What Makes this event different?
This is an opportunity to live and work on a remote island in the largest freshwater lake in the world.
RABBIT ISLAND
Rabbit Island offers 91 acres of forest and sandstone located in Lake Superior, the largest body of freshwater in the world, located four miles east of Michigan’s Keweenaw Peninsula. The island is a unique wilderness environment that is home to a variety of flora and fauna including red maples, large white pines, nesting birds, bald eagles, salamanders, and more. Native salmon and trout swim in the waters surrounding the island. The weather can vary day-to-day, creating humbling experiences and beautiful vistas. A conservation easement insures that the island’s ecosystem will remain protected forever.
WHO CAN APPLY
The Rabbit Island Residency is open to applicants from around the world. Collaborative groups of 2-3 people may also apply. Applicants must be 21 or older. The residency is open to visual artists of all disciplines, as well as poets, writers, designers, architects, musicians, composers, filmmakers, and choreographers. We are supportive of scientific research on the island and encourage collaborative art and science proposals, but the majority of our funding comes from arts funding agencies. We are not able to provide funding for scientific members of a collaborative proposal. Scientific members of any collaborative proposal should secure separate funding in addition to the resources available from the Rabbit Island Residency. Due to the nature and location of the island, the residency is not handicap accessible and unable to accommodate applicants with mobility issues.

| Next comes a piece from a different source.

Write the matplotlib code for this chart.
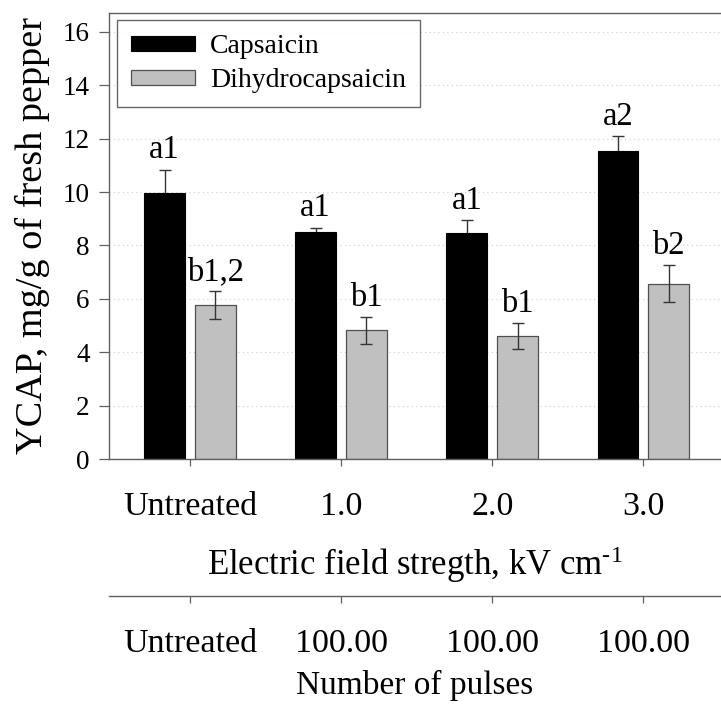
import matplotlib
matplotlib.use("Agg")
import matplotlib.pyplot as plt
from matplotlib.ticker import FixedLocator, FixedFormatter
import numpy as np

plt.rcParams["font.family"] = ["Liberation Serif", "DejaVu Serif"]
plt.rcParams["mathtext.fontset"] = "custom"
plt.rcParams["mathtext.rm"] = "Liberation Serif"
plt.rcParams["mathtext.it"] = "Liberation Serif:italic"
plt.rcParams["mathtext.bf"] = "Liberation Serif:bold"

# Treatment groups
field_labels = ["Untreated", "1.0", "2.0", "3.0"]
pulse_labels = ["Untreated", "100.00", "100.00", "100.00"]
y_ticks = [0, 2, 4, 6, 8, 10, 12, 14, 16]

# YCAP (mg/g of fresh pepper) and standard deviations
capsaicin = [9.97, 8.52, 8.47, 11.53]
capsaicin_err = [0.87, 0.15, 0.49, 0.58]
dihydro = [5.76, 4.82, 4.61, 6.57]
dihydro_err = [0.52, 0.50, 0.50, 0.70]

# Significance letters
cap_letters = ["a1", "a1", "a1", "a2"]
dih_letters = ["b1,2", "b1", "b1", "b2"]

W, H = 721, 704
fig = plt.figure(figsize=(W / 100, H / 100), dpi=100)
left, right, top, bottom = 109, 721, 12.7, 459.3
ax = fig.add_axes([left / W, 1 - bottom / H, (right - left) / W, (bottom - top) / H])

x = np.arange(len(field_labels))
bw = 0.27
off = 0.168
spine_col = "#606060"
err_col = "#353535"

# capsaicin error bars sit behind the black bars, so only the upper half shows
ax.errorbar(x - off, capsaicin, yerr=capsaicin_err, fmt="none", ecolor=err_col,
            elinewidth=1.0, capsize=4.5, capthick=1.0, zorder=1.5)
ax.bar(x - off, capsaicin, bw, color="black", edgecolor="black", linewidth=0.8,
       label="Capsaicin", zorder=2)
ax.bar(x + off, dihydro, bw, color="#c0c0c0", edgecolor="#505050", linewidth=0.9,
       label="Dihydrocapsaicin", zorder=2)
ax.errorbar(x + off, dihydro, yerr=dihydro_err, fmt="none", ecolor=err_col,
            elinewidth=1.0, capsize=4.5, capthick=1.0, zorder=3)

for xi, v, e, t in zip(x - off, capsaicin, capsaicin_err, cap_letters):
    ax.annotate(t, (xi, v + e), xytext=(0, 8), textcoords="offset points",
                ha="center", va="baseline", fontsize=23.5, zorder=4)
for xi, v, e, t in zip(x + off, dihydro, dihydro_err, dih_letters):
    ax.annotate(t, (xi, v + e), xytext=(0, 8), textcoords="offset points",
                ha="center", va="baseline", fontsize=23.5, zorder=4)

ax.set_ylim(0, 16.71)
ax.set_xlim(-0.536, 3.514)
ax.yaxis.set_major_locator(FixedLocator(y_ticks))
ax.yaxis.set_major_formatter(FixedFormatter([str(v) for v in y_ticks]))
ax.tick_params(axis="y", labelsize=19.5, length=7, width=0.9, color=spine_col, pad=7)
ax.set_xticks(x)
ax.set_xticklabels(field_labels)
ax.tick_params(axis="x", labelsize=24.5, length=5, width=0.9, color=spine_col, pad=18)
ax.yaxis.grid(True, linestyle=(0, (1, 3)), color="#cccccc", linewidth=0.8)
ax.set_axisbelow(True)

for s in ["left", "top", "bottom"]:
    ax.spines[s].set_color(spine_col)
    ax.spines[s].set_linewidth(1.0)
ax.spines["right"].set_visible(False)

ax.set_ylabel("YCAP, mg/g of fresh pepper", fontsize=27.5, labelpad=9)
ax.set_xlabel(r"Electric field stregth, kV cm$^{\text{-1}}$", fontsize=25, labelpad=16)

leg = ax.legend(loc="upper left", bbox_to_anchor=(0.013, 0.983), fontsize=20,
                frameon=True, fancybox=False, edgecolor="#404040",
                handlelength=2.3, handleheight=0.45, labelspacing=0.33,
                handletextpad=0.55, borderpad=0.5, borderaxespad=0)
leg.get_frame().set_linewidth(1.0)

# Second axis: number of pulses
ax2 = ax.twiny()
ax2.set_xlim(ax.get_xlim())
ax2.xaxis.set_ticks_position("bottom")
ax2.xaxis.set_label_position("bottom")
ax2.spines["bottom"].set_position(("outward", 98.5))
for s in ["left", "right", "top"]:
    ax2.spines[s].set_visible(False)
ax2.spines["bottom"].set_color(spine_col)
ax2.spines["bottom"].set_linewidth(1.0)
ax2.set_xticks(x)
ax2.set_xticklabels(pulse_labels)
ax2.tick_params(axis="x", labelsize=24.5, length=5, width=0.9, color=spine_col, pad=18)
ax2.set_xlabel("Number of pulses", fontsize=24, labelpad=8)

fig.savefig("out.png", dpi=100)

THE RABBIT ISLAND RESIDENCY
The residency was founded by Robert Gorski and Andrew Ranville in 2010. The Rabbit Island Residency is a platform to investigate, challenge and expand creative practices in a remote environment. By living and working on Rabbit Island artist residents engage directly with the landscape and respond to notions of ecology, conservation, sustainability, and resilience. Rooted in the belief that the intelligent organization and celebration of wild spaces is the most civilized thing we can value as society, the residency reflects on the insights provided by the hundreds of years of settlement and division of land. The island, an unsettled and undivided space, enables residents to pursue research and develop work related to these ideas, creating interpretations, and even solutions.
Each summer approximately three to four supported residencies are awarded (mid-June until late-September). Selected applicants receive an unrestricted honorarium which they can use to cover travel expenses, facilitate research, and for materials. Residents may also be awarded an exhibition at the DeVos Art Museum in Marquette, Michigan, located two and a half hours from the island. A publication featuring work and research of the awarded residents is produced annually in partnership with the museum.